Welsh hip-hop collective Goldie Lookin Chain is either a novelty band with one joke (and arguably a two-decade old joke, at that), or satirists of hip-hop and contemporary society, finding humour in the gulf between the band's own aesthetics and the bling more commonly associated with rap music. Dressing like early 80s shopping centre breakdancers, the collective - Eggsy (aka Mr. Love Eggs), Dwayne "Xain" Zedong, Adam Hussain, Mike Balls (aka Hardest Man In Soccer Violence), 2Hats, Billy Webb (aka Tim Westcountry), Mystikal, and Maggot (b. Andrew Major) - appropriate a genre that fetishises black American culture and transpose it to Newport, Wales.

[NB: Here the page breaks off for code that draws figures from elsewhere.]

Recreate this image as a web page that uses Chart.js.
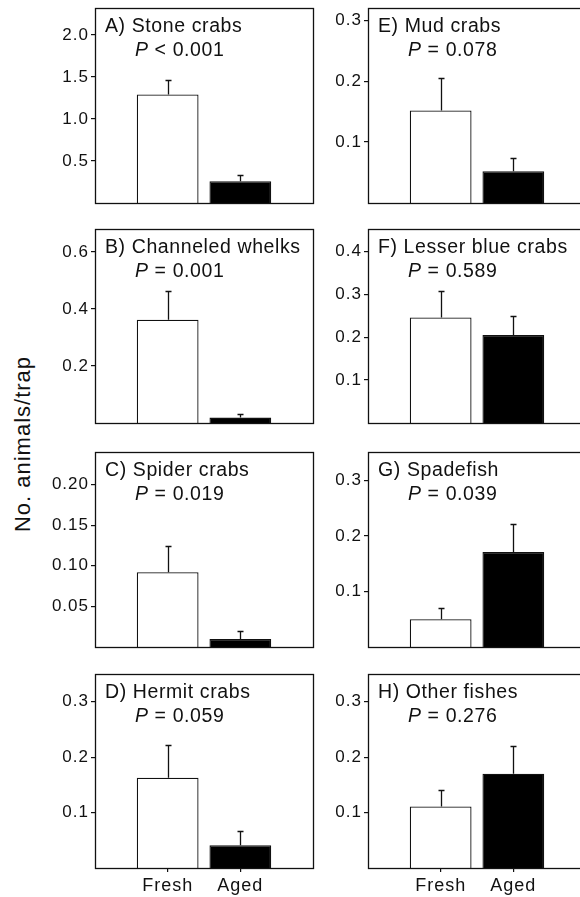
<!DOCTYPE html>
<html><head><meta charset="utf-8">
<script src="https://cdn.jsdelivr.net/npm/chart.js@4"></script>
<style>
body{margin:0;width:580px;height:897px;overflow:hidden;background:#fff;position:relative;font-family:"Liberation Sans",Arial,sans-serif}
canvas{position:absolute}
#ylab{position:absolute;left:23px;top:444px;transform:translate(-50%,-50%) rotate(-90deg);font-size:22px;letter-spacing:1px;white-space:nowrap;color:#111}
</style></head><body>
<div id="ylab">No. animals/trap</div>
<script>
// data
const categories=['Fresh','Aged'];
const titles=['A) Stone crabs','B) Channeled whelks','C) Spider crabs','D) Hermit crabs','E) Mud crabs','F) Lesser blue crabs','G) Spadefish','H) Other fishes'];
const pTexts=['< 0.001','= 0.001','= 0.019','= 0.059','= 0.078','= 0.589','= 0.039','= 0.276'];
const fresh=[1.29,0.362,0.092,0.163,0.152,0.246,0.050,0.111];
const freshSE=[0.17,0.102,0.032,0.059,0.053,0.061,0.020,0.029];
const aged=[0.26,0.019,0.010,0.041,0.052,0.205,0.171,0.170];
const agedSE=[0.076,0.013,0.010,0.025,0.022,0.045,0.050,0.050];
const yMax=[2.32,0.68,0.24,0.35,0.32,0.452,0.351,0.35];
const yTicks=[['0.5','1.0','1.5','2.0'],['0.2','0.4','0.6'],['0.05','0.10','0.15','0.20'],['0.1','0.2','0.3'],
  ['0.1','0.2','0.3'],['0.1','0.2','0.3','0.4'],['0.1','0.2','0.3'],['0.1','0.2','0.3']];

const FONT='"Liberation Sans", Arial, sans-serif';
const rowTop=[8,229,452,674], rowBot=[203,423,647,868];
const ink='#111';

titles.forEach((title,i)=>{
  const col=i<4?0:1, row=i%4, last=row===3;
  const top=rowTop[row]-8;
  const cv=document.createElement('canvas');
  const W=col?272:318, H=last?897-top:rowBot[row]-top+3;
  cv.width=W; cv.height=H;
  cv.style.left=(col?318:0)+'px'; cv.style.top=top+'px';
  cv.style.width=W+'px'; cv.style.height=H+'px';
  document.body.appendChild(cv);

  const spacing={id:'spacing',beforeDraw(ch){ch.ctx.letterSpacing='1px';}};
  const errBars={id:'err',afterDatasetsDraw(ch){
    const c=ch.ctx,xs=ch.scales.x,ys=ch.scales.y;
    c.save();c.strokeStyle=ink;c.lineWidth=1.3;
    [[1,fresh[i],freshSE[i]],[2,aged[i],agedSE[i]]].forEach(([k,v,e])=>{
      const x=Math.round(xs.getPixelForValue(k))+0.5,y0=ys.getPixelForValue(v),y1=Math.round(ys.getPixelForValue(v+e))+0.5;
      c.beginPath();c.moveTo(x,y0);c.lineTo(x,y1);c.moveTo(x-3,y1);c.lineTo(x+3,y1);c.stroke();
    });
    c.restore();
  }};
  const frame={id:'frame',afterDraw(ch){
    const c=ch.ctx,a=ch.chartArea;
    c.save();c.strokeStyle=ink;c.lineWidth=1.3;
    c.strokeRect(Math.round(a.left)+0.5,Math.round(a.top)+0.5,Math.round(a.right-a.left),Math.round(a.bottom-a.top));
    c.fillStyle=ink;c.textBaseline='alphabetic';c.textAlign='left';
    c.letterSpacing='0.6px';
    c.font='19.5px '+FONT;
    c.fillText(title,a.left+10,a.top+23.5);
    c.font='italic 19.5px '+FONT;
    c.fillText('P',a.left+40,a.top+47.5);
    const w=c.measureText('P').width;
    c.font='19.5px '+FONT;
    c.fillText(' '+pTexts[i],a.left+40+w,a.top+47.5);
    c.restore();
  }};

  new Chart(cv,{
    type:'bar',
    data:{labels:['',...categories,''],datasets:[{
      data:[null,fresh[i],aged[i],null],
      backgroundColor:['#fff','#fff','#000','#000'],
      borderColor:ink,borderWidth:1.3,
      categoryPercentage:1,barPercentage:0.85
    }]},
    options:{
      responsive:false,animation:false,devicePixelRatio:1,
      layout:{padding:{top:8,right:col?4:5,bottom:last?0:3,left:0}},
      plugins:{legend:{display:false},tooltip:{enabled:false}},
      scales:{
        x:{type:'category',offset:false,display:last,
          afterFit:s=>{if(last)s.height=29;s.paddingLeft=0;s.paddingRight=0;},
          border:{display:false},
          grid:{offset:false,drawOnChartArea:false,drawTicks:true,tickLength:4,lineWidth:1.2,
            color:c=>(c.index===1||c.index===2)?ink:'rgba(0,0,0,0)'},
          ticks:{color:ink,font:{family:FONT,size:18},padding:3,maxRotation:0,autoSkip:false}},
        y:{min:0,max:yMax[i],
          afterFit:s=>{s.width=col?50:95;s.paddingTop=0;s.paddingBottom=0;},
          afterBuildTicks:s=>{s.ticks=yTicks[i].map(t=>({value:parseFloat(t)}));},
          border:{display:false},
          grid:{drawOnChartArea:false,drawTicks:true,tickLength:4,lineWidth:1.2,color:ink},
          ticks:{color:ink,font:{family:FONT,size:17},padding:2,
            callback:v=>yTicks[i].find(t=>parseFloat(t)===v)||''}}
      }
    },
    plugins:[spacing,errBars,frame]
  });
});
</script>
</body></html>
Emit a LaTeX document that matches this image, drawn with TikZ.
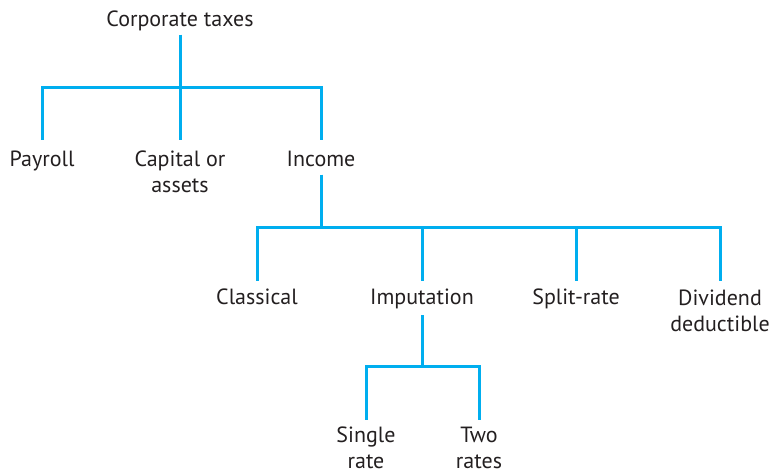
\documentclass[tikz,border=0pt]{standalone}
\usepackage{fontspec}
\setmainfont{PT Sans}
\definecolor{cyanline}{HTML}{00AEEF}
\definecolor{inkgray}{HTML}{231F20}

\begin{document}
\begin{tikzpicture}[x=1pt,y=-1pt,
  main/.style = {anchor=base, align=center, inner sep=0pt, text=inkgray, font=\fontsize{22}{26}\selectfont},
  link/.style = {draw=cyanline, line width=3pt}]
\useasboundingbox (0,0) rectangle (774,473);
% two-line nodes sit on the baseline of their last line
\node[main] (1) at (180,27) {Corporate taxes};
\node[main] (2) at (42,167) {Payroll};
\node[main] (3) at (180,193) {Capital or\\assets};
\node[main] (4) at (321,167) {Income};
\node[main] (5) at (257,305) {Classical};
\node[main] (6) at (422,305) {Imputation};
\node[main] (7) at (576,305) {Split-rate};
\node[main] (8) at (720,331) {Dividend\\deductible};
\node[main] (9) at (366,468) {Single\\rate};
\node[main] (10) at (479,468) {Two\\rates};
\draw[link] (1.base) ++(0,8) -- ++(0,53) -| ([yshift=27pt]2.base);
\draw[link] (1.base) ++(0,8) -- ++(0,53) -| ([yshift=53pt]3.base);
\draw[link] (1.base) ++(0,8) -- ++(0,53) -| ([yshift=27pt]4.base);
\draw[link] (4.base) ++(0,8) -- ++(0,53) -| ([yshift=24.5pt]5.base);
\draw[link] (4.base) ++(0,8) -- ++(0,53) -| ([yshift=24.5pt]6.base);
\draw[link] (4.base) ++(0,8) -- ++(0,53) -| ([yshift=24.5pt]7.base);
\draw[link] (4.base) ++(0,8) -- ++(0,53) -| ([yshift=50.5pt]8.base);
\draw[link] (6.base) ++(0,10) -- ++(0,51) -| ([yshift=48.5pt]9.base);
\draw[link] (6.base) ++(0,10) -- ++(0,51) -| ([yshift=48.5pt]10.base);
\end{tikzpicture}
\end{document}
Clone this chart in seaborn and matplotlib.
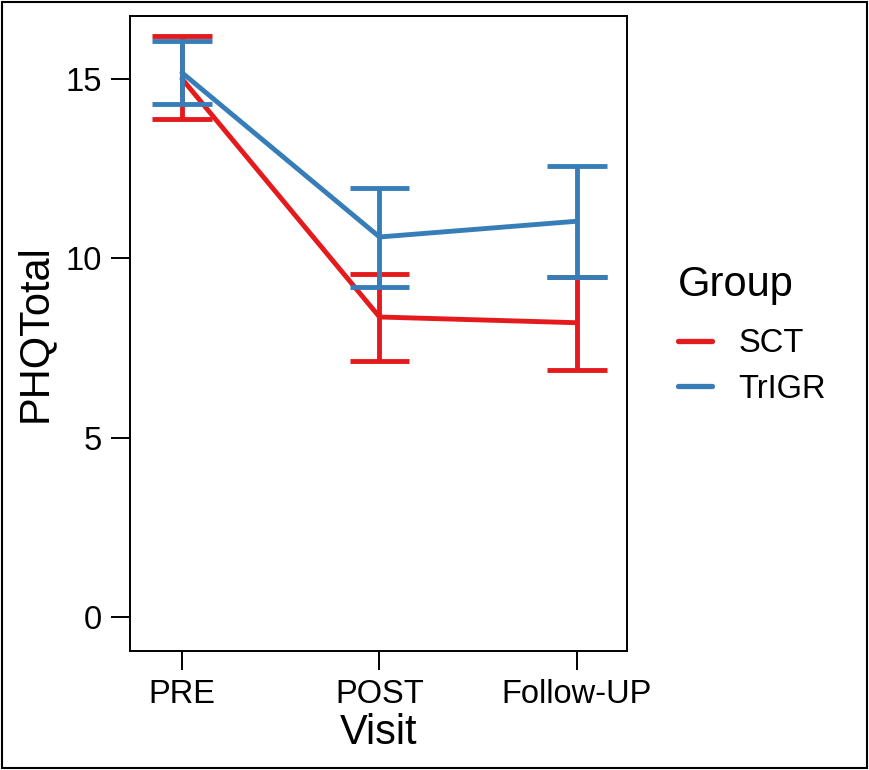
import matplotlib
matplotlib.use("Agg")
import matplotlib.pyplot as plt
from matplotlib.patches import Rectangle
import seaborn as sns
import pandas as pd

visits = ["PRE", "POST", "Follow-UP"]
groups = ["SCT", "TrIGR"]
sct_mean = [15.00, 8.36, 8.20]
sct_lower = [13.88, 7.13, 6.88]
sct_upper = [16.20, 9.56, 9.48]
trigr_mean = [15.17, 10.59, 11.03]
trigr_lower = [14.30, 9.19, 9.48]
trigr_upper = [16.06, 11.96, 12.56]
yticks = [0, 5, 10, 15]
colors = {"SCT": "#E41A1C", "TrIGR": "#377EB8"}

df = pd.DataFrame({
    "Visit": visits * 2,
    "Group": ["SCT"] * 3 + ["TrIGR"] * 3,
    "PHQTotal": sct_mean + trigr_mean,
    "lower": sct_lower + trigr_lower,
    "upper": sct_upper + trigr_upper,
})

sns.set_theme(style="white")
plt.rcParams["font.family"] = ["Liberation Sans", "DejaVu Sans"]
plt.rcParams["text.color"] = "black"

fig = plt.figure(figsize=(8.7, 7.7), dpi=100)
ax = fig.add_axes([130 / 870, 1 - 651 / 770, (627 - 130) / 870, (651 - 16) / 770])

lw = 3.5
sns.lineplot(data=df, x="Visit", y="PHQTotal", hue="Group", hue_order=groups,
             palette=colors, linewidth=lw, ax=ax, sort=False, legend=True)

cap = 0.15
for g in groups:
    sub = df[df["Group"] == g]
    for _, r in sub.iterrows():
        xi = visits.index(r["Visit"])
        ax.vlines(xi, r["lower"], r["upper"], color=colors[g], linewidth=lw, zorder=3)
        ax.hlines([r["lower"], r["upper"]], xi - cap, xi + cap, color=colors[g],
                  linewidth=lw, zorder=3)

ax.set_xlim(-0.263, 2.253)
ax.set_ylim(-0.95, 16.75)
ax.set_yticks(yticks)
ax.set_yticklabels([str(t) for t in yticks])
ax.set_xticks(range(len(visits)))
ax.set_xticklabels(visits)

for s in ax.spines.values():
    s.set_visible(True)
    s.set_color("black")
    s.set_linewidth(1.4)

ax.tick_params(axis="both", which="major", length=14, width=1.4, color="black",
               labelsize=23.5, labelcolor="black", pad=6, left=True, bottom=True)
ax.set_xlabel("Visit", fontsize=30, color="black", labelpad=2)
ax.set_ylabel("PHQTotal", fontsize=30, color="black", labelpad=8)
ax.grid(False)

leg = ax.legend(title="Group", loc="upper left", bbox_to_anchor=(657 / 870, 1 - 244 / 770),
                bbox_transform=fig.transFigure, frameon=False, fontsize=23.5,
                title_fontsize=30, handlelength=1.05, handletextpad=0.8,
                labelspacing=0.45, borderpad=0.65, borderaxespad=0)
leg._legend_box.align = "left"
leg._legend_box.sep = 16.5
leg.get_title().set_color("black")
for t in leg.get_texts():
    t.set_color("black")
for h in leg.get_lines():
    h.set_linewidth(lw + 0.3)

fig.patches.append(Rectangle((0.002, 0.002), 0.994, 0.995, transform=fig.transFigure,
                             fill=False, edgecolor="black", linewidth=1.5))

fig.savefig("out.png", dpi=100)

After releasing a series of home-made CD-Rs, Goldie Lookin Chain debuted for Atlantic Records in 2004 with Greatest Hits, apparently because the Queen album of the same name "did very well so we thought we'd have a go". Greatest Hits found currency in a variety of subjects including, Mecca bingo halls, Victoria Beckham, and "medium value" McDonald's meals. The single "Guns Don't Kill People, Rappers Do" mocked government hysteria over hip-hop while referencing Zammo from children's school-based UK television series Grange Hill. "Half Man, Half Machine" referenced 80s computers including ZX Spectrums, Commodores, BBC Micros and Speak 'N' Spell machines in a tale of dressing up as a (silver foil-covered) automaton and nipping down to the newsagent, while faux boy band ballad and Christmas single "You Knows I Loves You" rhymed Milli Vanilli with Caerphilly and sought resonance from lines like "I see you walking on the way home from work/Your Tesco tunic really drives me berserk". Over the course of an album, however, it became apparent that once past the humour of their utter incongruousness, Goldie Lookin Chain really were not hugely funny. As The Guardian newspaper problematically recognized, "When GLC name-drop murdered Boogie Down Productions producer Scott LaRock while interpolating a song by BDP's KRS-One, they prove that they know and (presumably) love hip-hop, yet their whole schtick panders to the outdated prejudices of listeners who don't and that's what makes this album rotten.'
Goldie Lookin Chain notably caused a minor furore when they performed at Cardiff's Millennium Stadium before the 2005 World Cup qualifying match between England and Wales: the group was criticized by the Welsh Football Association after dedicating "Your Missus Is A Nutter" (the first single from second album Safe As F**k) to Victoria Beckham. The following year, Maggot appeared on the reality television show Celebrity Big Brother, finishing a credible third. Despite the added profile his appearance gave to the band, they were dropped by Atlantic shortly afterwards. They set up their own label Gold Dust Records and released a third album, Under The Counter, at the start of 2008. The album featured the delicious Kelly Osbourne tribute, "Song For Kelly".